La Lettera ai Romani rappresenta il vertice più alto della dottrina e della teologia di Paolo. Pur essendo centrata su un tema ben determinato, cioè la giustificazione mediante la fede indipendentemente dalle opere della Legge (3,28), essa spazia su un vastissimo campo di argomenti riguardanti i più diversi aspetti della vita cristiana, riunificabili tutti però nel pensiero dominante: il vangelo di Cristo come forza di Dio per la salvezza di chiunque crede e come suprema rivelazione di grazia santificante e vivificante da parte di Dio (1,16-17).

Il protagonista di questa lettera è Dio Padre. Egli intende assolutamente salvare l’umanità venduta come schiava del peccato (7,14) senza distinzione tra giudei e pagani, comunicandole la sua giustizia, cioè la sua vita di santità. Cristo sarà strumento di questa universale riconciliazione (5,10). Mediante il battesimo Cristo ci inserisce nel mistero della sua morte e della sua risurrezione (6,5). Questo palpito di vita soprannaturale è reso più cosciente e operante dallo Spirito stesso di Cristo (9,8), che è lo Spirito del Padre, che ci è stato donato come pegno e frutto del suo amore: L’amore di Dio è stato riversato nei nostri cuori per mezzo dello Spirito che ci è stato donato (5,5). Di fronte a questo amore di Dio che ha fatto irruzione nella storia, l’uomo è invitato a dare la sua risposta: l’assenso della fede. Fede che è adesione intellettuale a tutte le verità rivelate attraverso la predicazione (10,14-16), soprattutto alla persona di Cristo, propiziatorio mediante il suo sangue; fede che è anche fiducia nella bontà del Padre e alimenta la speranza fino a quando non saremo definitivamente salvati; fede che è obbedienza interiore alla volontà di Dio (1,5; 16,26) e la traduce in pratica diventando così carità operante (Gal 5,6).

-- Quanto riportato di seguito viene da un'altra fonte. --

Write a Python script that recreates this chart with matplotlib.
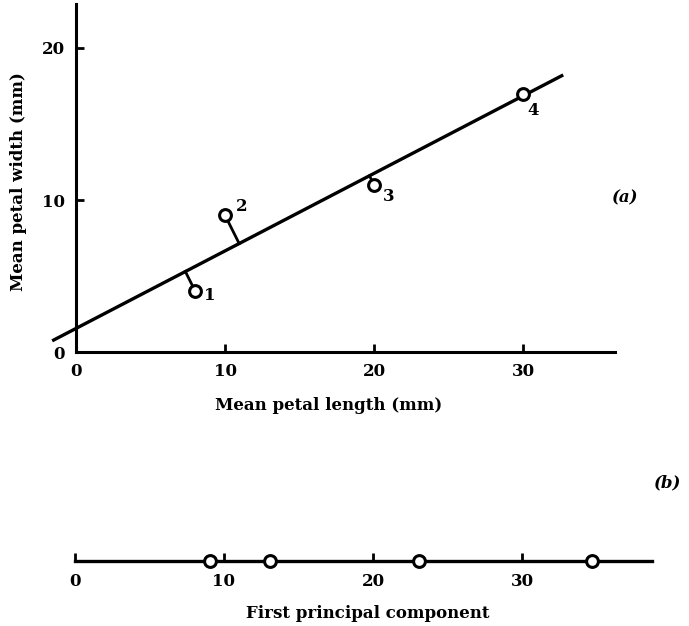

La fede è l’unica grandezza dell’uomo. Essa implica infatti l’onesto riconoscimento dei limiti dell’uomo: la sua ragione è incapace concretamente di raggiungere tutta la verità, anche quella di ordine puramente naturale e filosofico (1,18-21); soprattutto la sua volontà è incapace di attuare il bene conosciuto come tale: Io non compio il bene che voglio, ma il male che non voglio (7,19). La fede non è il prezzo della salvezza, ma la condizione preliminare per la quale l’uomo riconosce la sua impotenza a salvarsi e accetta di essere salvato da Dio per mezzo di Cristo. La stessa vita morale sarà la traduzione in atto delle esigenze di questa nuova vita di fede in Cristo e nel suo Spirito: a somiglianza di Cristo morto e risorto anche voi consideratevi come morti al peccato, ma viventi a Dio in Cristo Gesù (6,11). Questa continua morte al peccato, ottenuta frenando le voglie della carne, sarà come un continuo sacrificio vivente, santo, bene accetto a Dio, il vero culto spirituale voluto dal Signore (12,1). Come tutto il mistero della salvezza si ricapitola nell’amore di Dio che è in Cristo Gesù Signore nostro (8,39), così tutta la morale del cristiano trova il suo centro nella legge della carità (agàpe) fraterna perché l’adempimento completo della legge è l’amore (agàpe) (13,10).

L’occasione che originò questa lettera deve essere cercata nell’irrefrenabile spirito di conquista missionaria di Paolo. Già da tempo egli pensava di recarsi in Spagna, ai confini dell’estremo occidente, per annunciare anche là Gesù Cristo (15,24-28). Come tappa intermedia e come quartiere generale delle sue spedizioni missionarie Paolo aveva scelto Roma. Questa città, capitale dell’impero, doveva esercitare un fascino particolare nella mente di Paolo. Per questo, quando era ancora ad Efeso, aveva detto: Bisogna che io vada a Roma (At 19,21). Dal cuore dell’impero sarebbe stato più facile irradiare dovunque la luce del vangelo.

Questa lettera potrebbe essere sintetizzata così:

1) Esordio (1,1-17) contenente saluti e auguri con enunciazione del tema: Il vangelo è forza di Dio per la salvezza di chiunque crede, per il giudeo prima e quindi per il greco (v.16).

2) Prima parte: dogmatica (1,18-11,36) intesa a dimostrare che la giustizia si ottiene solo per la fede in Cristo.

3) Seconda parte: morale (12,1-15,13) intesa come realizzazione concreta delle esigenze della fede.

4) Epilogo (15,14-16,27) con comunicazioni personali, piani di viaggio, ultime raccomandazioni e saluti e dossologia finale.